AVAILABLE DATA ▸

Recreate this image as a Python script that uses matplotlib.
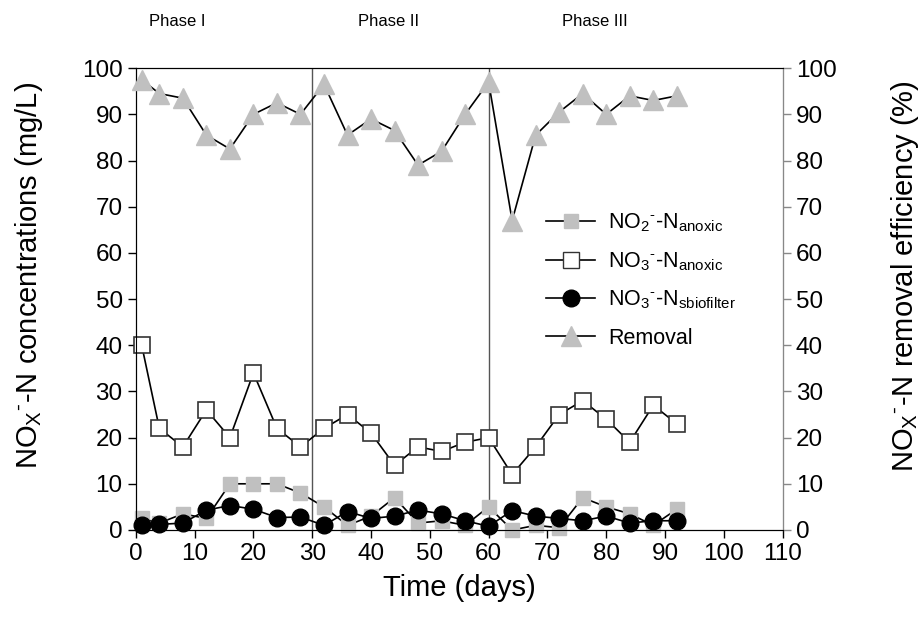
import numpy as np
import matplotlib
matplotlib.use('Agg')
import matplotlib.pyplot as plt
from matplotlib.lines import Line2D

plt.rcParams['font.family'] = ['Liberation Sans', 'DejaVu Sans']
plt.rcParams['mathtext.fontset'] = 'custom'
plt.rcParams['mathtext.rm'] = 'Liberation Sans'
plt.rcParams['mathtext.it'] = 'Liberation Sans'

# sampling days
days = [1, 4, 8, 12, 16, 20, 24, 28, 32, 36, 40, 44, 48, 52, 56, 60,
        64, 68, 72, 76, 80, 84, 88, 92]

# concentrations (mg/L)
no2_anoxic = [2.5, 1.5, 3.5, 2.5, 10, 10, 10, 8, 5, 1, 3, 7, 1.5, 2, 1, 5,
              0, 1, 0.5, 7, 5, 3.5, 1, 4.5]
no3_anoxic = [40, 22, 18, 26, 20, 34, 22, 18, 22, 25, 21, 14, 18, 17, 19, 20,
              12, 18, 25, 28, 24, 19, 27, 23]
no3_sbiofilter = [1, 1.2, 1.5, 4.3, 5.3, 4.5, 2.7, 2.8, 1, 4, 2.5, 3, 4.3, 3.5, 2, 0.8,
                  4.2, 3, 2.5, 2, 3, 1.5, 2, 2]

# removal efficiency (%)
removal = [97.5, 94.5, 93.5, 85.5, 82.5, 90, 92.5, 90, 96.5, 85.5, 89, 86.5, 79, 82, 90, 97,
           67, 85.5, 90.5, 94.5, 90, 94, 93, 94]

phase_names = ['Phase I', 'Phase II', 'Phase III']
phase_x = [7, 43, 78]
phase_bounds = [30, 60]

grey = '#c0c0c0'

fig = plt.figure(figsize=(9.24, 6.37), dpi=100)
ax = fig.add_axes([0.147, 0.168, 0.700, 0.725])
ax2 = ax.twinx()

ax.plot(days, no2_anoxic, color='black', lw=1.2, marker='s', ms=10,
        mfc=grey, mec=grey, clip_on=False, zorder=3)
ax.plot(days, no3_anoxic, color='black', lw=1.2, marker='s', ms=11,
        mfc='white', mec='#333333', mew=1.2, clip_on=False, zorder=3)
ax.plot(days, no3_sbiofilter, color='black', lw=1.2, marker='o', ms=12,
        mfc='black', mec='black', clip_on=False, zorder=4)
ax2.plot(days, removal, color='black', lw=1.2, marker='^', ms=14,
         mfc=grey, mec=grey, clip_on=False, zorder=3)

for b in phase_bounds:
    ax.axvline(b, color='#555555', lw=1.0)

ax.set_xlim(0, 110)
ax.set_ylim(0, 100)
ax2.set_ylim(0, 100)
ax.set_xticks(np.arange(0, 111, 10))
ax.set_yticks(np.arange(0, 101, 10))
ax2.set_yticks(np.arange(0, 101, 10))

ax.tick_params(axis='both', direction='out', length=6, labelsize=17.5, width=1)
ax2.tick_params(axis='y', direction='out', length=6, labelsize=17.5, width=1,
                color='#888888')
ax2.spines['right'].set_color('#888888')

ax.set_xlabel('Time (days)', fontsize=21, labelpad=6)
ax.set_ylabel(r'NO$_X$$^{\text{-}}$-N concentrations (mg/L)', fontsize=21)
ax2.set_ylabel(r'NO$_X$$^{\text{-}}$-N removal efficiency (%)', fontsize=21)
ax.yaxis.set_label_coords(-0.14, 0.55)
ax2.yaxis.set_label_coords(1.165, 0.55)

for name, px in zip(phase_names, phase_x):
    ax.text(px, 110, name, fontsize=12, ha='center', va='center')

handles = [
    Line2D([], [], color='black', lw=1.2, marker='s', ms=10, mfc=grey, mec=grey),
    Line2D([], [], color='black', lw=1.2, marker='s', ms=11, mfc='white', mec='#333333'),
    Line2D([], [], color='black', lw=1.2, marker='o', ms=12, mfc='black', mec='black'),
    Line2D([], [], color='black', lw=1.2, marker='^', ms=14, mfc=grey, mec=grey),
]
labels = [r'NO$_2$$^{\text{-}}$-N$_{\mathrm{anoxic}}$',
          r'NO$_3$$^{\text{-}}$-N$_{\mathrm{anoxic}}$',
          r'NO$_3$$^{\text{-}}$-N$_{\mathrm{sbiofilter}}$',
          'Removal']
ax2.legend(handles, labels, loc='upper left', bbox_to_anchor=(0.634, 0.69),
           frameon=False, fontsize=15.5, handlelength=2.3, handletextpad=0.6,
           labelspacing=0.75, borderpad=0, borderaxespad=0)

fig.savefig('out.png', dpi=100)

WHAT YOU ARE ASKED TO DO ▸
Quote in full the listing given above; the images are to be left out.

THE OUTPUT ▸
Recreate this image as a Python script that uses matplotlib.
import numpy as np
import matplotlib
matplotlib.use('Agg')
import matplotlib.pyplot as plt
from matplotlib.lines import Line2D

plt.rcParams['font.family'] = ['Liberation Sans', 'DejaVu Sans']
plt.rcParams['mathtext.fontset'] = 'custom'
plt.rcParams['mathtext.rm'] = 'Liberation Sans'
plt.rcParams['mathtext.it'] = 'Liberation Sans'

# sampling days
days = [1, 4, 8, 12, 16, 20, 24, 28, 32, 36, 40, 44, 48, 52, 56, 60,
        64, 68, 72, 76, 80, 84, 88, 92]

# concentrations (mg/L)
no2_anoxic = [2.5, 1.5, 3.5, 2.5, 10, 10, 10, 8, 5, 1, 3, 7, 1.5, 2, 1, 5,
              0, 1, 0.5, 7, 5, 3.5, 1, 4.5]
no3_anoxic = [40, 22, 18, 26, 20, 34, 22, 18, 22, 25, 21, 14, 18, 17, 19, 20,
              12, 18, 25, 28, 24, 19, 27, 23]
no3_sbiofilter = [1, 1.2, 1.5, 4.3, 5.3, 4.5, 2.7, 2.8, 1, 4, 2.5, 3, 4.3, 3.5, 2, 0.8,
                  4.2, 3, 2.5, 2, 3, 1.5, 2, 2]

# removal efficiency (%)
removal = [97.5, 94.5, 93.5, 85.5, 82.5, 90, 92.5, 90, 96.5, 85.5, 89, 86.5, 79, 82, 90, 97,
           67, 85.5, 90.5, 94.5, 90, 94, 93, 94]

phase_names = ['Phase I', 'Phase II', 'Phase III']
phase_x = [7, 43, 78]
phase_bounds = [30, 60]

grey = '#c0c0c0'

fig = plt.figure(figsize=(9.24, 6.37), dpi=100)
ax = fig.add_axes([0.147, 0.168, 0.700, 0.725])
ax2 = ax.twinx()

ax.plot(days, no2_anoxic, color='black', lw=1.2, marker='s', ms=10,
        mfc=grey, mec=grey, clip_on=False, zorder=3)
ax.plot(days, no3_anoxic, color='black', lw=1.2, marker='s', ms=11,
        mfc='white', mec='#333333', mew=1.2, clip_on=False, zorder=3)
ax.plot(days, no3_sbiofilter, color='black', lw=1.2, marker='o', ms=12,
        mfc='black', mec='black', clip_on=False, zorder=4)
ax2.plot(days, removal, color='black', lw=1.2, marker='^', ms=14,
         mfc=grey, mec=grey, clip_on=False, zorder=3)

for b in phase_bounds:
    ax.axvline(b, color='#555555', lw=1.0)

ax.set_xlim(0, 110)
ax.set_ylim(0, 100)
ax2.set_ylim(0, 100)
ax.set_xticks(np.arange(0, 111, 10))
ax.set_yticks(np.arange(0, 101, 10))
ax2.set_yticks(np.arange(0, 101, 10))

ax.tick_params(axis='both', direction='out', length=6, labelsize=17.5, width=1)
ax2.tick_params(axis='y', direction='out', length=6, labelsize=17.5, width=1,
                color='#888888')
ax2.spines['right'].set_color('#888888')

ax.set_xlabel('Time (days)', fontsize=21, labelpad=6)
ax.set_ylabel(r'NO$_X$$^{\text{-}}$-N concentrations (mg/L)', fontsize=21)
ax2.set_ylabel(r'NO$_X$$^{\text{-}}$-N removal efficiency (%)', fontsize=21)
ax.yaxis.set_label_coords(-0.14, 0.55)
ax2.yaxis.set_label_coords(1.165, 0.55)

for name, px in zip(phase_names, phase_x):
    ax.text(px, 110, name, fontsize=12, ha='center', va='center')

handles = [
    Line2D([], [], color='black', lw=1.2, marker='s', ms=10, mfc=grey, mec=grey),
    Line2D([], [], color='black', lw=1.2, marker='s', ms=11, mfc='white', mec='#333333'),
    Line2D([], [], color='black', lw=1.2, marker='o', ms=12, mfc='black', mec='black'),
    Line2D([], [], color='black', lw=1.2, marker='^', ms=14, mfc=grey, mec=grey),
]
labels = [r'NO$_2$$^{\text{-}}$-N$_{\mathrm{anoxic}}$',
          r'NO$_3$$^{\text{-}}$-N$_{\mathrm{anoxic}}$',
          r'NO$_3$$^{\text{-}}$-N$_{\mathrm{sbiofilter}}$',
          'Removal']
ax2.legend(handles, labels, loc='upper left', bbox_to_anchor=(0.634, 0.69),
           frameon=False, fontsize=15.5, handlelength=2.3, handletextpad=0.6,
           labelspacing=0.75, borderpad=0, borderaxespad=0)

fig.savefig('out.png', dpi=100)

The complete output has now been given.